#### [PROBLEM TO SOLVE]
Write out each line of the listing as it stands, without the images.

#### [COLLECTED MATERIAL]

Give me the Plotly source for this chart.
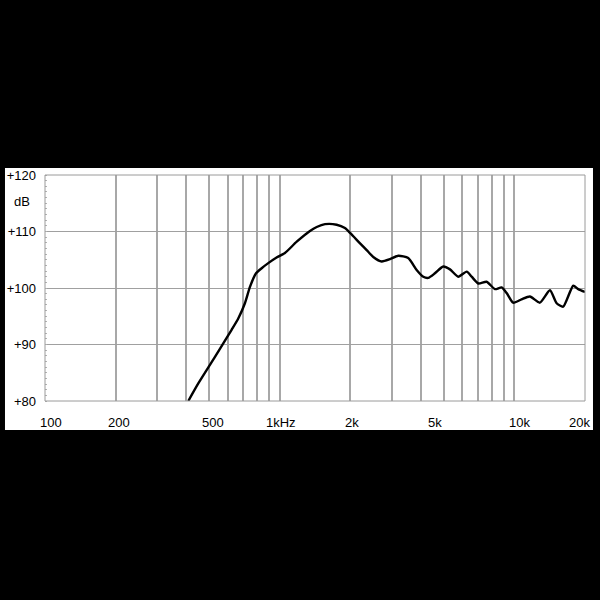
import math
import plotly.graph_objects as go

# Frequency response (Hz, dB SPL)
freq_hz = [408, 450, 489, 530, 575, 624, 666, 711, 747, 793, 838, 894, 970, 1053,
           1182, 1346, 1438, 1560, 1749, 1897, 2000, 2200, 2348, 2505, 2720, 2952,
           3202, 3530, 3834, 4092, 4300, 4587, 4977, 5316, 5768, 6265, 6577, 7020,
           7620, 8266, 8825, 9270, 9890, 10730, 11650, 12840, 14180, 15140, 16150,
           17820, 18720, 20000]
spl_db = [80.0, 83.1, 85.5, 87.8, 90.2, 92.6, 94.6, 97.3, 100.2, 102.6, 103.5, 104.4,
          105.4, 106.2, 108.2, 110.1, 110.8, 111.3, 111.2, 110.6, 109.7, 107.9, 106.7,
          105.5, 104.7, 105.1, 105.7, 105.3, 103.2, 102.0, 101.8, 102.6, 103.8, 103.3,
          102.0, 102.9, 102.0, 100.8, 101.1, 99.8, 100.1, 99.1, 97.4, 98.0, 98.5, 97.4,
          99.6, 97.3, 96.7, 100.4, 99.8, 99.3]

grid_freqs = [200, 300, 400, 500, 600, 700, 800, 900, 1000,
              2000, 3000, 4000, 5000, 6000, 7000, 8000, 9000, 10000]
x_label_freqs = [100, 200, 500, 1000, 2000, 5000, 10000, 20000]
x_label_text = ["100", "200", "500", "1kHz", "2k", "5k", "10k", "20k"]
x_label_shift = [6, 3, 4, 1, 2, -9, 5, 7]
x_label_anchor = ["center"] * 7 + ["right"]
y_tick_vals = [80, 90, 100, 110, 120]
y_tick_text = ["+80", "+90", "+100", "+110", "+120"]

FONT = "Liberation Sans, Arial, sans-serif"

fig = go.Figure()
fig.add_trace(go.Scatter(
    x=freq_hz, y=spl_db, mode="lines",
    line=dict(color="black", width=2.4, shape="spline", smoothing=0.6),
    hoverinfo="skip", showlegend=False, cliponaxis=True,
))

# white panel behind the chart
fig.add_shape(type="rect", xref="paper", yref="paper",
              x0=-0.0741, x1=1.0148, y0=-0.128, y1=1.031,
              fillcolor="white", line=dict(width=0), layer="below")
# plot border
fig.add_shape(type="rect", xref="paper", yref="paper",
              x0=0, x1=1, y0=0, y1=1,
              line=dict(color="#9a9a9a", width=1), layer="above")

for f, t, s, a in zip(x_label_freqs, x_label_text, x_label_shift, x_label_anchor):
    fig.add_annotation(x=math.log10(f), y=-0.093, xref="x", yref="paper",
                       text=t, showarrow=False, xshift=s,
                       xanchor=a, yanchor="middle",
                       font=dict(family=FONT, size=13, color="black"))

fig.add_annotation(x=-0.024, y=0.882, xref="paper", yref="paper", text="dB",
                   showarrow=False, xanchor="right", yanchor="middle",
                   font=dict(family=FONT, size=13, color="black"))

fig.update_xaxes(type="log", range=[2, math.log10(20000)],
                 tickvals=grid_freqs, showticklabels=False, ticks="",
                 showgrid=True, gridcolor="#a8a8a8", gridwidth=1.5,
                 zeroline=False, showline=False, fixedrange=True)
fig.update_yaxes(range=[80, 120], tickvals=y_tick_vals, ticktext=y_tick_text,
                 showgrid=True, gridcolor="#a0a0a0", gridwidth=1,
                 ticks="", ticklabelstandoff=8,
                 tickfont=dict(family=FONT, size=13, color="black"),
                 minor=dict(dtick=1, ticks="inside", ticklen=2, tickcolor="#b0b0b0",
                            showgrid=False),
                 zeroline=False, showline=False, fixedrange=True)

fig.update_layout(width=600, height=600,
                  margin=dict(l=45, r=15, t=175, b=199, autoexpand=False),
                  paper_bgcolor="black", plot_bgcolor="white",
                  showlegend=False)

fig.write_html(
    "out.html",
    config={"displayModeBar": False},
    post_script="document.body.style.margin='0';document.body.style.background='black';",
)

#### [RESULT FOR THIS TASK]
Give me the Plotly source for this chart.
import math
import plotly.graph_objects as go

# Frequency response (Hz, dB SPL)
freq_hz = [408, 450, 489, 530, 575, 624, 666, 711, 747, 793, 838, 894, 970, 1053,
           1182, 1346, 1438, 1560, 1749, 1897, 2000, 2200, 2348, 2505, 2720, 2952,
           3202, 3530, 3834, 4092, 4300, 4587, 4977, 5316, 5768, 6265, 6577, 7020,
           7620, 8266, 8825, 9270, 9890, 10730, 11650, 12840, 14180, 15140, 16150,
           17820, 18720, 20000]
spl_db = [80.0, 83.1, 85.5, 87.8, 90.2, 92.6, 94.6, 97.3, 100.2, 102.6, 103.5, 104.4,
          105.4, 106.2, 108.2, 110.1, 110.8, 111.3, 111.2, 110.6, 109.7, 107.9, 106.7,
          105.5, 104.7, 105.1, 105.7, 105.3, 103.2, 102.0, 101.8, 102.6, 103.8, 103.3,
          102.0, 102.9, 102.0, 100.8, 101.1, 99.8, 100.1, 99.1, 97.4, 98.0, 98.5, 97.4,
          99.6, 97.3, 96.7, 100.4, 99.8, 99.3]

grid_freqs = [200, 300, 400, 500, 600, 700, 800, 900, 1000,
              2000, 3000, 4000, 5000, 6000, 7000, 8000, 9000, 10000]
x_label_freqs = [100, 200, 500, 1000, 2000, 5000, 10000, 20000]
x_label_text = ["100", "200", "500", "1kHz", "2k", "5k", "10k", "20k"]
x_label_shift = [6, 3, 4, 1, 2, -9, 5, 7]
x_label_anchor = ["center"] * 7 + ["right"]
y_tick_vals = [80, 90, 100, 110, 120]
y_tick_text = ["+80", "+90", "+100", "+110", "+120"]

FONT = "Liberation Sans, Arial, sans-serif"

fig = go.Figure()
fig.add_trace(go.Scatter(
    x=freq_hz, y=spl_db, mode="lines",
    line=dict(color="black", width=2.4, shape="spline", smoothing=0.6),
    hoverinfo="skip", showlegend=False, cliponaxis=True,
))

# white panel behind the chart
fig.add_shape(type="rect", xref="paper", yref="paper",
              x0=-0.0741, x1=1.0148, y0=-0.128, y1=1.031,
              fillcolor="white", line=dict(width=0), layer="below")
# plot border
fig.add_shape(type="rect", xref="paper", yref="paper",
              x0=0, x1=1, y0=0, y1=1,
              line=dict(color="#9a9a9a", width=1), layer="above")

for f, t, s, a in zip(x_label_freqs, x_label_text, x_label_shift, x_label_anchor):
    fig.add_annotation(x=math.log10(f), y=-0.093, xref="x", yref="paper",
                       text=t, showarrow=False, xshift=s,
                       xanchor=a, yanchor="middle",
                       font=dict(family=FONT, size=13, color="black"))

fig.add_annotation(x=-0.024, y=0.882, xref="paper", yref="paper", text="dB",
                   showarrow=False, xanchor="right", yanchor="middle",
                   font=dict(family=FONT, size=13, color="black"))

fig.update_xaxes(type="log", range=[2, math.log10(20000)],
                 tickvals=grid_freqs, showticklabels=False, ticks="",
                 showgrid=True, gridcolor="#a8a8a8", gridwidth=1.5,
                 zeroline=False, showline=False, fixedrange=True)
fig.update_yaxes(range=[80, 120], tickvals=y_tick_vals, ticktext=y_tick_text,
                 showgrid=True, gridcolor="#a0a0a0", gridwidth=1,
                 ticks="", ticklabelstandoff=8,
                 tickfont=dict(family=FONT, size=13, color="black"),
                 minor=dict(dtick=1, ticks="inside", ticklen=2, tickcolor="#b0b0b0",
                            showgrid=False),
                 zeroline=False, showline=False, fixedrange=True)

fig.update_layout(width=600, height=600,
                  margin=dict(l=45, r=15, t=175, b=199, autoexpand=False),
                  paper_bgcolor="black", plot_bgcolor="white",
                  showlegend=False)

fig.write_html(
    "out.html",
    config={"displayModeBar": False},
    post_script="document.body.style.margin='0';document.body.style.background='black';",
)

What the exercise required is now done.